Ah, le pernacchie!

     Che bel ricordo di papà che ho! Mio figlio quando era piccolo ne produceva di sonore con estro da verso artista. Uno spettacolo sentire la sua produzione. E, se sollecitato, dava luogo ad un repertorio vario e a misura di destinatario.

    Solo per divertirsi. Nessun dileggio. E nessuna volgarità in un bimbo di tre anni che provava piacere a sperimentare modalità vocali diverse.

    La pernacchia è di suo un suono e null’altro, ma socialmente si è attribuito ad essa un significato dispregiativo. Viene normalmente eseguito soffiando con lingua protratta all’infuori in mezzo alle labbra serrate.

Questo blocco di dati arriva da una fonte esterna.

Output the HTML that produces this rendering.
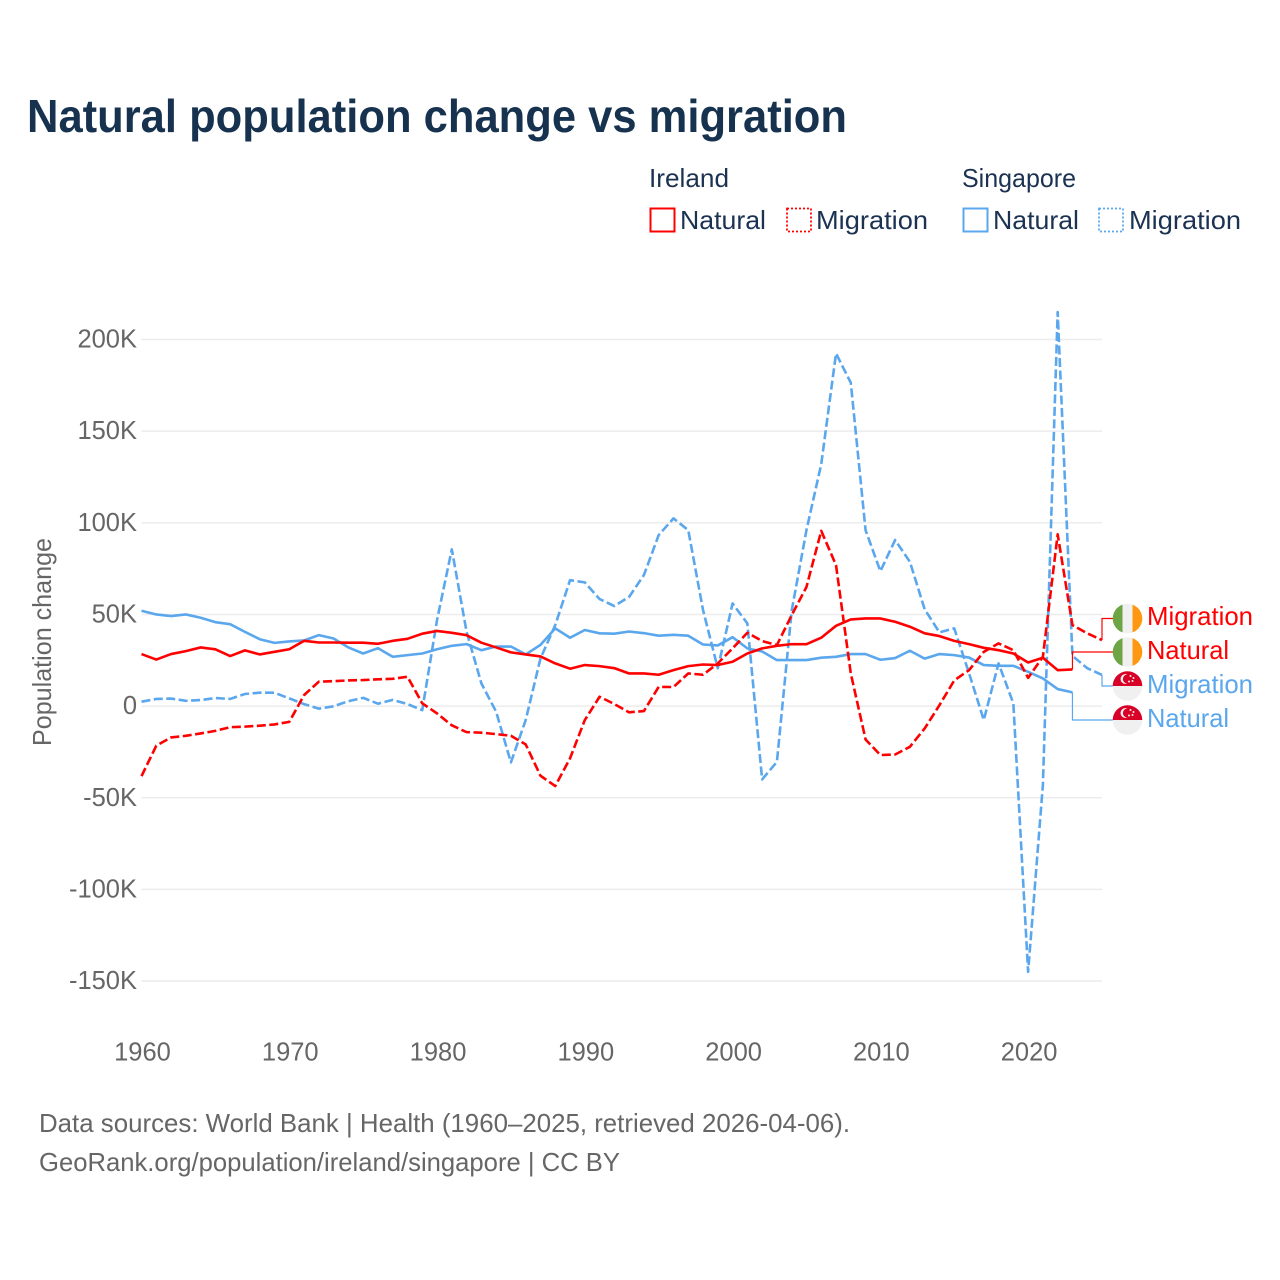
<!DOCTYPE html>
<html lang="en">
<head>
<meta charset="utf-8">
<title>Natural population change vs migration</title>
<style>
html,body{margin:0;padding:0;background:#fff;}
svg{display:block;}
text{font-family:"Liberation Sans",sans-serif;}
</style>
</head>
<body>
<svg id="chart" xmlns="http://www.w3.org/2000/svg" width="1280" height="1280" viewBox="0 0 1280 1280">
  <defs>
    <clipPath id="flag-clip"><circle cx="0" cy="0" r="14.8"/></clipPath>
  </defs>
  <rect x="0" y="0" width="1280" height="1280" fill="#ffffff"/>
  <text x="27" y="132" font-size="46" font-weight="700" fill="#17324f" textLength="820" lengthAdjust="spacingAndGlyphs">Natural population change vs migration</text>

  <g font-size="26" fill="#1b3252">
    <text x="649" y="187" textLength="80" lengthAdjust="spacingAndGlyphs">Ireland</text>
    <text x="962" y="187" textLength="114" lengthAdjust="spacingAndGlyphs">Singapore</text>
    <g>
      <rect x="650.5" y="208.5" width="24" height="23" fill="none" stroke="#ff0000" stroke-width="2"/>
      <text x="680" y="229" textLength="86" lengthAdjust="spacingAndGlyphs">Natural</text>
    </g>
    <g>
      <rect x="787" y="208.5" width="24" height="23" fill="none" stroke="#ff0000" stroke-width="1.8" stroke-dasharray="2,2"/>
      <text x="816" y="229" textLength="112" lengthAdjust="spacingAndGlyphs">Migration</text>
    </g>
    <g>
      <rect x="963.5" y="208.5" width="24" height="23" fill="none" stroke="#5ba7ee" stroke-width="2"/>
      <text x="993" y="229" textLength="86" lengthAdjust="spacingAndGlyphs">Natural</text>
    </g>
    <g>
      <rect x="1099" y="208.5" width="24" height="23" fill="none" stroke="#5ba7ee" stroke-width="1.8" stroke-dasharray="2,2"/>
      <text x="1129" y="229" textLength="112" lengthAdjust="spacingAndGlyphs">Migration</text>
    </g>
  </g>

  <g id="grid"></g>
  <g id="y-ticks"></g>
  <g id="x-ticks"></g>
  <text transform="translate(51,642) rotate(-90)" text-anchor="middle" font-size="26" fill="#666666" textLength="208" lengthAdjust="spacingAndGlyphs">Population change</text>

  <g id="series"></g>
  <g id="connectors"></g>

  <g>
    <g transform="translate(1127.5,618.5)"><g clip-path="url(#flag-clip)"><rect x="-15" y="-15" width="10" height="30" fill="#6da544"/><rect x="-5" y="-15" width="10" height="30" fill="#f0f0f0"/><rect x="5" y="-15" width="10" height="30" fill="#ff9811"/></g></g>
    <text x="1147" y="625" font-size="26" fill="#ff0000" textLength="106" lengthAdjust="spacingAndGlyphs">Migration</text>
  </g>
  <g>
    <g transform="translate(1127.5,652)"><g clip-path="url(#flag-clip)"><rect x="-15" y="-15" width="10" height="30" fill="#6da544"/><rect x="-5" y="-15" width="10" height="30" fill="#f0f0f0"/><rect x="5" y="-15" width="10" height="30" fill="#ff9811"/></g></g>
    <text x="1147" y="659" font-size="26" fill="#ff0000" textLength="82" lengthAdjust="spacingAndGlyphs">Natural</text>
  </g>
  <g>
    <g transform="translate(1127.5,686)"><g clip-path="url(#flag-clip)"><rect x="-15" y="-15" width="30" height="15" fill="#d80027"/><rect x="-15" y="0" width="30" height="15" fill="#f0f0f0"/><circle cx="-2" cy="-7" r="5" fill="#f0f0f0"/><circle cx="0" cy="-7" r="4.6" fill="#d80027"/><circle cx="3" cy="-10" r="1" fill="#f0f0f0"/><circle cx="6" cy="-8" r="1" fill="#f0f0f0"/><circle cx="5" cy="-5" r="1" fill="#f0f0f0"/><circle cx="1.500" cy="-4.500" r="1" fill="#f0f0f0"/></g></g>
    <text x="1147" y="693" font-size="26" fill="#5ba7ee" textLength="106" lengthAdjust="spacingAndGlyphs">Migration</text>
  </g>
  <g>
    <g transform="translate(1127.5,720)"><g clip-path="url(#flag-clip)"><rect x="-15" y="-15" width="30" height="15" fill="#d80027"/><rect x="-15" y="0" width="30" height="15" fill="#f0f0f0"/><circle cx="-2" cy="-7" r="5" fill="#f0f0f0"/><circle cx="0" cy="-7" r="4.6" fill="#d80027"/><circle cx="3" cy="-10" r="1" fill="#f0f0f0"/><circle cx="6" cy="-8" r="1" fill="#f0f0f0"/><circle cx="5" cy="-5" r="1" fill="#f0f0f0"/><circle cx="1.500" cy="-4.500" r="1" fill="#f0f0f0"/></g></g>
    <text x="1147" y="727" font-size="26" fill="#5ba7ee" textLength="82" lengthAdjust="spacingAndGlyphs">Natural</text>
  </g>

  <text x="39" y="1132" font-size="26" fill="#666666" textLength="811" lengthAdjust="spacingAndGlyphs">Data sources: World Bank | Health (1960–2025, retrieved 2026-04-06).</text>
  <text x="39" y="1171" font-size="26" fill="#666666" textLength="581" lengthAdjust="spacingAndGlyphs">GeoRank.org/population/ireland/singapore | CC BY</text>
</svg>
<script>
const startYear = 1960;
const endYear = 2025;
const yearTicks = [1960, 1970, 1980, 1990, 2000, 2010, 2020];
const valueTicks = [200, 150, 100, 50, 0, -50, -100, -150];
const valueTickLabels = ['200K', '150K', '100K', '50K', '0', '-50K', '-100K', '-150K'];

const irelandNatural = [
  28.4,25.4,28.4,30,32,31,27.3,30.4,28.2,29.6,
  31,35.6,34.7,34.7,34.6,34.6,34,35.6,36.7,39.5,
  41,40,38.7,34.6,32,29.3,28.2,27.1,23.3,20.4,
  22.4,21.8,20.7,17.8,17.8,17.1,19.6,21.8,22.7,22.4,
  24.2,28.7,31.5,32.9,33.8,33.8,37.3,43.8,47.3,47.8,
  47.8,46,43.3,39.7,38.2,35.6,33.8,31.8,30.5,28.7,
  23.8,26.4,19.6,20
];
const irelandMigration = [
  -38.2,-21.6,-17.1,-16.2,-14.9,-13.5,-11.5,-11.2,-10.7,-10,
  -8.6,6,13.3,13.6,14,14.2,14.6,14.9,16,1.5,
  -4,-10.5,-14.2,-14.5,-15.3,-16.2,-20.9,-38,-43.6,-28.5,
  -7.6,5.1,1.1,-3.4,-2.7,10.5,10.4,17.8,17.1,23.3,
  31.5,40,35.5,33.3,49.6,65,95.6,76.9,17.8,-18.2,
  -26.7,-26.4,-22.2,-12.2,0.5,14,19.6,29.6,34.2,30.5,
  15.4,26.9,93.7,44.2,39.7,36
];
const singaporeNatural = [
  52,50,49.1,50,48.2,45.8,44.7,40.5,36.5,34.5,
  35.3,35.8,38.7,36.9,32,28.7,31.6,26.9,27.8,28.7,
  31,32.9,33.8,30.5,32.5,32.5,28.2,33.4,42.4,37.3,
  41.5,39.7,39.5,40.7,39.8,38.4,38.9,38.4,33.6,33.1,
  37.6,31.5,29.8,25.1,25.1,25.1,26.4,26.9,28.4,28.4,
  25.3,26.2,30.2,25.9,28.4,27.8,26.5,22.4,22,22,
  18.7,15.1,9.3,7.5
];
const singaporeMigration = [
  2.4,3.9,4.1,2.9,3.3,4.4,3.9,6.6,7.3,7.3,
  4.2,1.1,-1.4,-0.1,2.7,4.5,1.3,3.4,1.1,-2.2,
  47,85.5,40.5,12.4,-3.1,-30.7,-7.6,26,44.2,68.7,
  67.5,58.4,54.6,59.6,71.5,93.3,102.4,96,52.4,20.6,
  56,45.1,-40,-30.4,52,96,132,192.4,176.4,96,
  73.6,90.6,78.7,52.8,40.2,42.4,18,-7.6,23.3,1.5,
  -145,-43,215,27.4,20.7,17
];

const NS = 'http://www.w3.org/2000/svg';
const plotLeft = 141.5;
const plotRight = 1102;
function xScale(year) {
  return plotLeft + (year - startYear) * (plotRight - plotLeft) / (endYear - startYear);
}
function yScale(value) {
  return 706.1 - value * 1.833;
}
function make(tag, parent) {
  const el = document.createElementNS(NS, tag);
  document.getElementById(parent).appendChild(el);
  return el;
}

valueTicks.forEach(function (value, i) {
  const line = make('line', 'grid');
  
  
  line.setAttribute('x1', plotLeft);
  line.setAttribute('x2', plotRight);
  line.setAttribute('y1', yScale(value));
  line.setAttribute('y2', yScale(value));
  line.setAttribute('stroke', '#ececec');
  line.setAttribute('stroke-width', '1.5');
  const label = make('text', 'y-ticks');
  
  
  label.setAttribute('x', 137);
  label.setAttribute('y', yScale(value) + 8);
  label.setAttribute('text-anchor', 'end');
  label.setAttribute('font-size', '25.5');
  label.setAttribute('fill', '#666666');
  label.textContent = valueTickLabels[i];
});

yearTicks.forEach(function (year) {
  const label = make('text', 'x-ticks');
  
  
  label.setAttribute('x', xScale(year) + 1);
  label.setAttribute('y', 1060.5);
  label.setAttribute('text-anchor', 'middle');
  label.setAttribute('font-size', '25.5');
  label.setAttribute('fill', '#666666');
  label.textContent = String(year);
});

function drawSeries(values, color, dashed, name) {
  const path = make('path', 'series');
  
  
  const d = values.map(function (v, i) {
    return (i ? 'L' : 'M') + xScale(startYear + i).toFixed(2) + ' ' + yScale(v).toFixed(2);
  }).join(' ');
  path.setAttribute('d', d);
  path.setAttribute('fill', 'none');
  path.setAttribute('stroke', color);
  path.setAttribute('stroke-width', '2.600');
  path.setAttribute('stroke-linejoin', 'round');
  if (dashed) path.setAttribute('stroke-dasharray', '9,3.5');
}

function drawConnector(values, color, labelY, name) {
  const path = make('path', 'connectors');
  
  
  const lastX = xScale(startYear + values.length - 1);
  const lastY = yScale(values[values.length - 1]);
  path.setAttribute('d', 'M' + lastX.toFixed(2) + ' ' + lastY.toFixed(2) + ' L' + lastX.toFixed(2) + ' ' + labelY + ' L1113 ' + labelY);
  path.setAttribute('fill', 'none');
  path.setAttribute('stroke', color);
  path.setAttribute('stroke-width', '1.200');
}

drawSeries(singaporeMigration, '#5ba7ee', true, 'line-singapore-migration');
drawSeries(singaporeNatural, '#5ba7ee', false, 'line-singapore-natural');
drawSeries(irelandMigration, '#ff0000', true, 'line-ireland-migration');
drawSeries(irelandNatural, '#ff0000', false, 'line-ireland-natural');

drawConnector(irelandMigration, '#ff0000', 618.5, 'connector-ireland-migration');
drawConnector(irelandNatural, '#ff0000', 652, 'connector-ireland-natural');
drawConnector(singaporeMigration, '#5ba7ee', 686, 'connector-singapore-migration');
drawConnector(singaporeNatural, '#5ba7ee', 720, 'connector-singapore-natural');
</script>
</body>
</html>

     Non è la sola possibilità: si può premere con il dorso della mano sulla bocca per ottenere un rumore simile a quello di una… flatulenza.

     Si designa così in italiano corretto e raffinato quella produzione di una miscela di gas rilasciata sotto pressione attraverso l’ano che il popolo chiama scoreggia o peto.

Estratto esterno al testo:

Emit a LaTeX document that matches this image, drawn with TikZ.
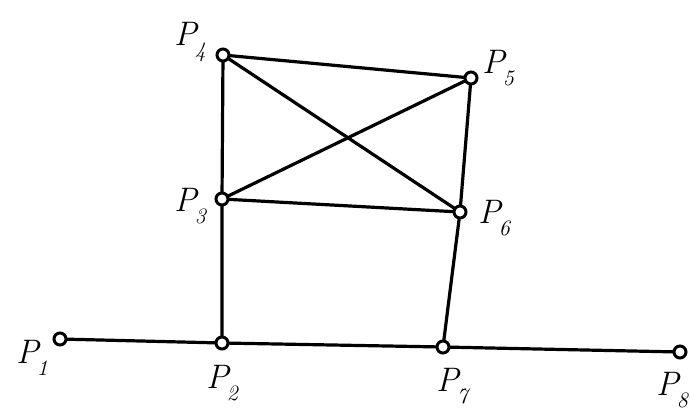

     Dunque si carica la pernacchia di valore derisorio, ironico e volgare solo perché richiama quel suono caratteristico prodotto fisiologicamente dall’altro sfintere. Associato ad odore sgradevole.

    Peccato, perché la pernacchia fa parte della comunicazione… divertente; quella che renderebbe più allegre le relazioni. Pur non essendo dotata certo di un significato proprio al fine della comunicazione verbale, è sorprendente constatare quanto questo suono con la bocca sia tanto diffuso tra le culture umane così come tra altri primati.

    Un divertimento proprio della giocosità infantile che gli adulti non possono più permettersi. Una convenzione sociale condivisa. Forse il censore interiore. Insomma, è ormai un atteggiamento sconveniente bollato come maleducazione. Perché essere educati è sinonimo di controllo. La spontaneità è consentita solo ai bimbi e neanche tanto piccoli per altro.

    Interessante sapere che abbiamo anche una pernacchia/flatulenza raccontata letterariamente. Da Dante in persona in un passaggio infernale. Si congeda poeticamente da compagnia poco allegra:  et elli qu’avea del cul fatto trompetta.

    Che l’aria esca rumorosa dalla bocca oppure dallo spiffero posteriore, non manca di suscitare ilarità. Lasciamo perdere le convenzioni sociali e accogliamo questi rumori divertenti senza nessun sermone inquisitorio.

    Lasciamoci andare a un po’ di giocosità infantile. Non potrà che farci del bene e ne avremo guadagnato qualche bel sorriso.